MM. les Juges Wurzburger, Président,
Betschart et Berthoud, Juge suppléant.
Greffière: Mme Dupraz.

X. ________, recourant,
représenté par Me Eric C. Stampfli, avocat,

contre

Département de justice, police et sécurité du canton de Genève, rue de
l'Hôtel-de-Ville 14, case postale 3962, 1211 Genève 3,
Tribunal administratif du canton de Genève, 2ème section, rue du Mont-Blanc
18, case postale 1956,
1211 Genève 1.

Art. 5 Cst. (retrait de l'autorisation d'exploiter un service de taxis ainsi
que de la carte professionnelle de chauffeur indépendant),

recours de droit public contre l'arrêt de la 2ème section du Tribunal
administratif du canton de Genève du 6 juillet 2004.

Faits:

A.
X. ________, né le 29 novembre 1935, a été autorisé, le 13 décembre 1990, à
exploiter un service de taxis avec permis de stationnement au moyen d'un
véhicule immatriculé sous le numéro de plaques de police GE xxxx. Il a
sollicité le 29 mars 2000 l'obtention de la carte professionnelle de
chauffeur de taxi indépendant, qui lui a été délivrée le 15 octobre 2003.

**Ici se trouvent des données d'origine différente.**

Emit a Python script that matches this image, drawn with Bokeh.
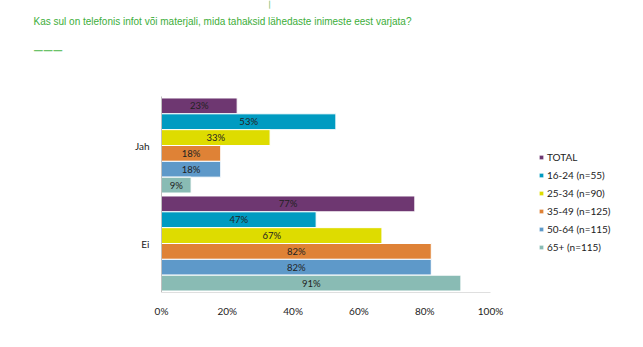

Se fondant notamment sur un rapport établi le 30 juillet 2003 par un
inspecteur du Service des autorisations et patentes du canton de Genève
(ci-après: le Service cantonal), le Département de justice, police et
sécurité du canton de Genève (ci-après: le Département cantonal) a, par
décision du 2 février 2004, prononcé le retrait de l'autorisation d'exploiter
un service de taxis avec permis de stationnement ainsi que de la carte
professionnelle de chauffeur indépendant de l'intéressé. Il lui a en outre
infligé une amende administrative de 3'000 fr. Le Département cantonal a
reproché en particulier à X.________ d'avoir violé l'art. 11 de la loi du 26
mars 1999 sur les services de taxis du canton de Genève (ci-après: LST/GE)
prohibant la location des plaques minéralogiques liées à un permis de
stationnement.

B.
Saisi d'un recours contre la décision du Département cantonal du 2 février
2004, la 2ème section du Tribunal administratif du canton de Genève
(ci-après: le Tribunal administratif) l'a rejeté, par arrêt du 6 juillet
2004. Le Tribunal administratif a retenu en substance qu'en mettant le
véhicule portant les plaques GE xxxx à disposition d'un tiers, qui payait une
location au propriétaire du véhicule, et en ne l'utilisant lui-même qu'à
raison de cinq heures par jour pour rendre service à son père et effectuer
quelques courses payantes, X.________ avait bien violé l'art. 11 LST/GE. En
outre, la sanction prononcée n'était pas disproportionnée.

C.
Agissant par la voie du recours de droit public, X.________ demande au
Tribunal fédéral, sous suite de dépens, d'annuler l'arrêt du Tribunal
administratif du 6 juillet 2004. Il invoque l'art. 5 al. 2 Cst. et se plaint
de la violation du principe de la proportionnalité. L'intéressé requiert
également l'effet suspensif.
Le Tribunal administratif se réfère à l'arrêt attaqué. Le Département
cantonal conclut, sous suite de frais, au rejet du recours.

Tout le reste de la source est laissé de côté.